De auteur is onder de indruk van de rijkdom aan symboliek die in en op de koets –officieel een galaberline– is te vinden. „Het is één brok geschiedenis en symboliek. Zo verwijzen veel afbeeldingen naar verbondenheid met de voormalige koloniën.”
Van Leeuwen wijst in het bijzonder op de achterkant van de gouden koets. „Daar staan de Tien Geboden, een kruis en een Bijbel afgebeeld; verwijzingen naar het jodendom, de rooms-katholieken en de protestanten. Bij de tentoonstelling van de koets in 1898 zei ds. J. Th. de Visser –later een bekende CHU-minister– dat de drie symbolen van de eenheid van die drie godsdiensten spreken. Hij vond het mooi dat de vorstin als het ware met haar rug daar tegen leunde.”
Als inspiratiebron voor de bouwers van de 2480 kilo zware koets diende een aantal buitenlandse rijtuigen, stelt Van Leeuwen. ,Het gaat dan om het statige Karos van Staat van de Staten-Generaal, om het rijtuig van de Franse koning Karel X. Ook de koetsen die de sultan van Jogjakarta en de keizer van Solo in de 19e eeuw lieten bouwen vormden een inspiratiebron.” Van Leeuwen heeft nieuw archiefmateriaal bij de rijtuigbouwer Spijker gevonden die daarop wijzen.

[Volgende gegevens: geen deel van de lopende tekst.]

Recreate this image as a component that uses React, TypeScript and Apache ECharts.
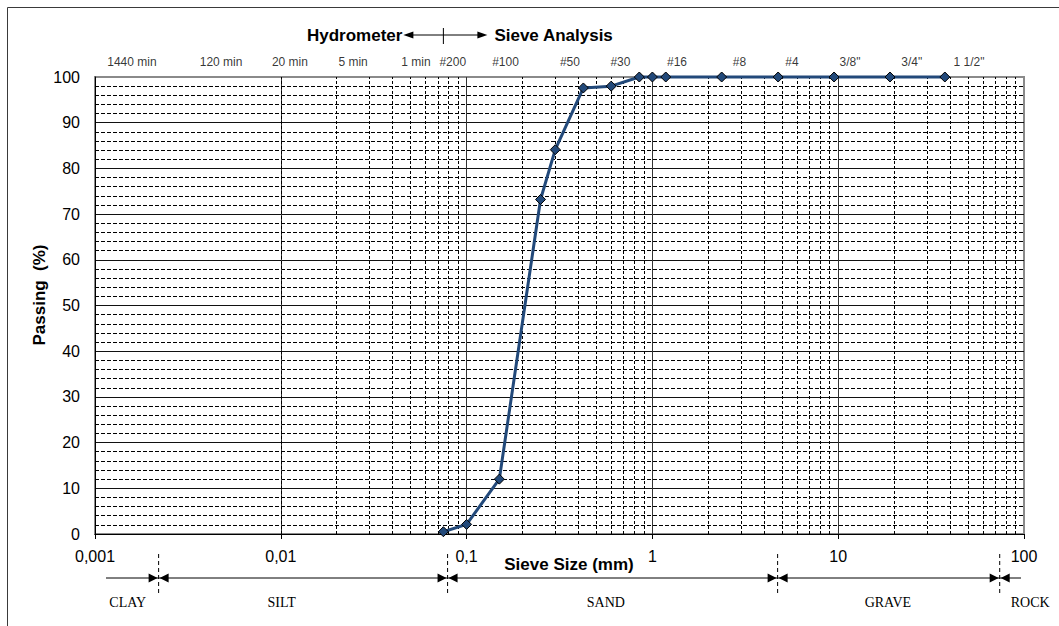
import React, { useEffect, useRef } from "react";
import * as echarts from "echarts";

// Sieve analysis data (mm, % passing)
const sieveSizes = [0.075, 0.1, 0.15, 0.25, 0.3, 0.425, 0.6, 0.85, 1.0, 1.18, 2.36, 4.75, 9.5, 19, 37.5];
const passing = [0.5, 2.1, 12.0, 73.2, 84.1, 97.6, 98.0, 100, 100, 100, 100, 100, 100, 100, 100];

// Labels above the plot (text, position in mm)
const topLabels = ["1440 min", "120 min", "20 min", "5 min", "1 min", "#200", "#100", "#50", "#30", "#16", "#8", "#4", "3/8\"", "3/4\"", "1 1/2\""];
const topLabelSizes = [0.00158, 0.00477, 0.0112, 0.0245, 0.0534, 0.0842, 0.162, 0.36, 0.673, 1.356, 2.94, 5.64, 11.57, 24.9, 50.6];

// Soil classification zones
const zoneBoundaries = [0.0022, 0.079, 4.72, 74];
const zoneNames = ["CLAY", "SILT", "SAND", "GRAVE", "ROCK"];
const zoneLabelSizes = [0.0015, 0.0101, 0.562, 18.5, 108];

// Axis settings
const xMin = 0.001;
const xMax = 100;
const decades = [0.001, 0.01, 0.1, 1, 10];
const minorMultipliers = [2, 3, 4, 5, 6, 7, 8, 9];

const SANS = '"Liberation Sans", Arial, sans-serif';
const SERIF = '"Liberation Serif", "Times New Roman", serif';
const LINE_COLOR = "#22497A";

export default function App() {
  const ref = useRef<HTMLDivElement>(null);

  useEffect(() => {
    if (!ref.current) return;
    const chart = echarts.init(ref.current, undefined, { renderer: "svg" });

    const minorGrid: number[] = [];
    decades.forEach((d) => minorMultipliers.forEach((m) => minorGrid.push(Number((d * m).toPrecision(4)))));

    const option: any = {
      animation: false,
      backgroundColor: "#ffffff",
      grid: {
        left: 95,
        top: 77,
        right: 35,
        bottom: 92,
        show: true,
        borderColor: "#8a8a8a",
        borderWidth: 2,
        backgroundColor: "transparent",
      },
      xAxis: {
        type: "log",
        logBase: 10,
        min: xMin,
        max: xMax,
        axisLine: { show: true, lineStyle: { color: "#000", width: 1 } },
        axisTick: { show: true, length: 5, lineStyle: { color: "#000" } },
        axisLabel: {
          fontSize: 16,
          color: "#000",
          fontFamily: SANS,
          margin: 14,
          formatter: (v: number) => String(Number(v.toPrecision(6))).replace(".", ","),
        },
        splitLine: { show: true, showMinLine: false, showMaxLine: false, lineStyle: { color: "#333", width: 1 } },
      },
      yAxis: {
        type: "value",
        min: 0,
        max: 100,
        interval: 10,
        axisLine: { show: true, lineStyle: { color: "#000", width: 1 } },
        axisTick: { show: false },
        axisLabel: { fontSize: 16, color: "#000", fontFamily: SANS, margin: 15 },
        splitLine: { show: true, showMinLine: false, showMaxLine: false, lineStyle: { color: "#111", width: 1 } },
        minorTick: { show: false, splitNumber: 5 },
        minorSplitLine: { show: true, lineStyle: { color: "#000", width: 1, type: [4, 2] } },
      },
      series: [
        {
          type: "line",
          name: "minorgrid",
          data: [[1, 0]],
          showSymbol: false,
          lineStyle: { opacity: 0 },
          silent: true,
          z: 1,
          markLine: {
            silent: true,
            symbol: ["none", "none"],
            label: { show: false },
            lineStyle: { type: [3, 2], color: "#000", width: 1 },
            emphasis: { disabled: true },
            data: minorGrid.map((v) => ({ xAxis: v })),
          },
        },
        {
          type: "scatter",
          name: "toplabels",
          data: topLabels.map((n, i) => ({ name: n, value: [topLabelSizes[i], 100] })),
          symbolSize: 0,
          silent: true,
          clip: false,
          label: {
            show: true,
            position: "top",
            distance: 9,
            formatter: "{b}",
            fontSize: 12,
            color: "#000",
            fontFamily: SANS,
          },
        },
        {
          type: "line",
          name: "Passing",
          data: sieveSizes.map((s, i) => [s, passing[i]]),
          clip: false,
          symbol: "diamond",
          symbolSize: 10,
          lineStyle: { color: LINE_COLOR, width: 3 },
          itemStyle: { color: LINE_COLOR, borderColor: "#000", borderWidth: 1 },
          z: 5,
        },
      ],
    };

    chart.setOption(option);

    const px = (v: number) => chart.convertToPixel({ xAxisIndex: 0 } as any, v) as unknown as number;

    const g: any[] = [];
    // outer frame
    g.push({
      type: "polyline",
      shape: { points: [[7.5, 700], [7.5, 7.5], [1100, 7.5]] },
      style: { stroke: "#3a3a3a", lineWidth: 1, fill: null },
    });

    // title
    const cx = px(0.075);
    const ty = 35;
    g.push({
      type: "text",
      style: { text: "Hydrometer", x: cx - 41, y: ty, align: "right", verticalAlign: "middle", font: `bold 17px ${SANS}`, fill: "#000" },
    });
    g.push({
      type: "text",
      style: { text: "Sieve Analysis", x: cx + 51, y: ty, align: "left", verticalAlign: "middle", font: `bold 17px ${SANS}`, fill: "#000" },
    });
    g.push({ type: "line", shape: { x1: cx - 34, y1: ty, x2: cx + 36, y2: ty }, style: { stroke: "#000", lineWidth: 1 } });
    g.push({ type: "line", shape: { x1: cx, y1: ty - 7, x2: cx, y2: ty + 9 }, style: { stroke: "#000", lineWidth: 1 } });
    g.push({ type: "polygon", shape: { points: [[cx - 40, ty], [cx - 30, ty - 3.5], [cx - 30, ty + 3.5]] }, style: { fill: "#000" } });
    g.push({ type: "polygon", shape: { points: [[cx + 44, ty], [cx + 34, ty - 3.5], [cx + 34, ty + 3.5]] }, style: { fill: "#000" } });

    // y axis name
    g.push({
      type: "text",
      x: 39,
      y: 295,
      rotation: Math.PI / 2,
      style: { text: "Passing  (%)", x: 0, y: 0, align: "center", verticalAlign: "middle", font: `bold 17px ${SANS}`, fill: "#000" },
    });

    // x axis name
    g.push({
      type: "text",
      style: { text: "Sieve Size (mm)", x: 569, y: 564, align: "center", verticalAlign: "middle", font: `bold 17px ${SANS}`, fill: "#000" },
    });

    // classification zones
    const ay = 578;
    const bx = zoneBoundaries.map(px);
    bx.forEach((x) => {
      g.push({ type: "line", shape: { x1: x, y1: 554, x2: x, y2: 593 }, style: { stroke: "#000", lineWidth: 1, lineDash: [4, 3] } });
    });
    const segs: [number, number, boolean, boolean][] = [
      [106, bx[0], false, true],
      [bx[0], bx[1], true, true],
      [bx[1], bx[2], true, true],
      [bx[2], bx[3], true, true],
      [bx[3], 1021, true, false],
    ];
    segs.forEach(([a, b, la, ra]) => {
      g.push({ type: "line", shape: { x1: a, y1: ay, x2: b, y2: ay }, style: { stroke: "#000", lineWidth: 1 } });
      if (la) g.push({ type: "polygon", shape: { points: [[a + 1, ay], [a + 10, ay - 4.5], [a + 10, ay + 4.5]] }, style: { fill: "#000" } });
      if (ra) g.push({ type: "polygon", shape: { points: [[b - 1, ay], [b - 10, ay - 4.5], [b - 10, ay + 4.5]] }, style: { fill: "#000" } });
    });
    zoneNames.forEach((n, i) => {
      g.push({
        type: "text",
        style: { text: n, x: px(zoneLabelSizes[i]), y: 602, align: "center", verticalAlign: "middle", font: `14px ${SERIF}`, fill: "#000" },
      });
    });

    chart.setOption({ graphic: g });

    return () => chart.dispose();
  }, []);

  return (
    <div style={{ position: "fixed", left: 0, top: 0, width: 1059, height: 626, background: "#fff", overflow: "hidden" }}>
      <div ref={ref} style={{ width: 1059, height: 626 }} />
    </div>
  );
}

In het buitenland zijn niet veel vergelijkbare koetsen te vinden, zegt de auteur. „De Golden State Coach in Engeland heeft er wat van weg, maar die is veel groter en barokker. Die komt alleen nog naar buiten bij regeringsjubilea van de koningin en bij de kroning van een nieuw staatshoofd. Ook de koets van de speaker van het Britse Lagerhuis en van de Lord Mayor, burgemeester, van Londen lijken op de gouden koets.”

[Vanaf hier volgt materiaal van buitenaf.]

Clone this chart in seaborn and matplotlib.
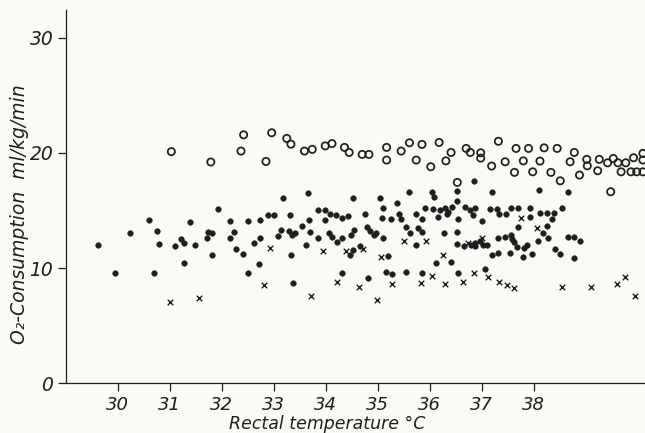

Van Leeuwen dook vooral in de ontstaansgeschiedenis van de gouden koets, die koningin Wilhelmina aanvankelijk weigerde. „Op dat terrein heb ik wel een aantal ontdekkingen gedaan.” De koningin kreeg het rijtuig aangeboden van de Vereeniging van het Amsterdamsche Volk tot het Aanbieden van een Huldeblijk ter gelegenheid van haar inhuldiging, maar omdat zij daarvoor geen geschenken wilde aanvaarden, nam zij de koets pas bij haar huwelijk met prins Hendrik in 1901 in ontvangst.